While there are third-party extensions which add graph database functionality to Postgres, such as Apache AGE™, discussion and work to implement SQL/PGQ into Postgres has been ongoing by contributors in the pgsql-hackers mailing list.

While still very much a work-in-progress with no release date, it is functional and can be patched into Postgres for you to explore!

Patching in three easy steps

Applying these patches requires that Postgres is built and installed from the source code. The Postgres documentation provides a comprehensive overview on the topic.

1. Download all .patch files from this psql-hackers thread
2. Get the Postgres source code (see https://www.postgresql.org/docs/current/install-getsource.html), then change into the directory that contains the Postgres source code for the rest of the installation procedure
3. For each .patch file downloaded (mine downloaded under the Downloads directory on Debian 12), run

patch -p1 < ~/Downloads/v10-00NN-x-y-z.patch

Replacing NN-x-y-z with the appropriate patch file name.

Once all the patches are applied, we are ready to build and install SQL/PGQ-patched Postgres!

Building and Installing

NOTE: Before running ./configure, ensure the required tools are installed (on a Debian 12 OS, I had to install libicu-dev, bison and flex).

The short version should suffice for building and installing Postgres, but build it according to your needs.

./configure
make
su
make install
adduser postgres
mkdir -p /usr/local/pgsql/data
chown postgres /usr/local/pgsql/data
su - postgres
/usr/local/pgsql/bin/initdb -D /usr/local/pgsql/data
/usr/local/pgsql/bin/pg_ctl -D /usr/local/pgsql/data -l logfile start
/usr/local/pgsql/bin/createdb test
/usr/local/pgsql/bin/psql test

Graphs in Action!

The blog post which inspired this post uses Tolkien characters as example data; we will create the same data and demonstrate query parity using SQL/PGQ methods.

Creating tables

First, fire up psql and generate two tables; one for characters (nodes) and one for relationships (edges):

CREATE TABLE nodes (
 id SERIAL PRIMARY KEY,
 name TEXT,
 details JSONB
);
CREATE TABLE edges (
 id SERIAL PRIMARY KEY,
 type TEXT,
 from_id INTEGER REFERENCES nodes(id),
 to_id INTEGER REFERENCES nodes(id),
 details JSONB
);

Creating data

Next, populate these tables with data:

INSERT INTO nodes (name, details) VALUES
 ('Frodo Baggins', '{"species": "Hobbit"}'), -- 1
 ('Bilbo Baggins', '{"species": "Hobbit"}'), -- 2
 ('Samwise Gamgee', '{"species": "Hobbit"}'), -- 3
 ('Hamfast Gamgee', '{"species": "Hobbit"}'), -- 4
 ('Gandalf', '{"species": "Wizard"}'), -- 5
 ('Aragorn', '{"species": "Human"}'), -- 6
 ('Arathorn', '{"species": "Human"}'), -- 7
 ('Legolas', '{"species": "Elf"}'), -- 8
 ('Thranduil', '{"species": "Elf"}'), -- 9
 ('Gimli', '{"species": "Dwarf"}'), -- 10
 ('Gloin', '{"species": "Dwarf"}'); -- 11
-- Parents
INSERT INTO edges (type, from_id, to_id, details) VALUES
 ('parent', 2, 1, '{}'),
 ('parent', 4, 3, '{}'),
 ('parent', 7, 6, '{}'),
 ('parent', 9, 8, '{}'),
 ('parent', 11, 10, '{}');

Creating a Property Graph

SQL/PGQ allows the user to create "Property Graphs" on top of one or more existing relational tables, and query these graphs natively using a powerful new operator, called GRAPH_TABLE, which provides a graph pattern matching language fully integrated into SQL.
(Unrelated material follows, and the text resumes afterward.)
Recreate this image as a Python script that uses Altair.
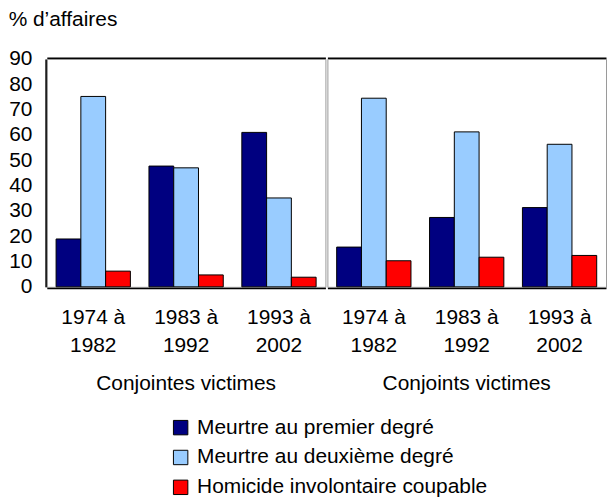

Note: Because SQL/PGQ is still under development in Postgres, there is sparse documentation.

Below, we reference the documentation for OracleDB's Property Graph Query Language (PGQL), which has incorporated the SQL:2023 standard and provides an explanation of the features, even though it is for a different database management system.

By defining VERTEX TABLES to encapsulate our nodes and EDGE TABLES to encapsulate the relationships between these nodes, a PROPERTY GRAPH represents our data as a graph.

We have only one VERTEX TABLE corresponding to our nodes table for characters and a single EDGE TABLE corresponding to our edges table for relationships. We give this edge a LABEL named relationship which has the type property ('parent' or 'friend'). Pay special attention to the keys (SOURCE KEY and DESTINATION KEY) of the edge, as direction matters when traversing a graph (which will be seen querying data).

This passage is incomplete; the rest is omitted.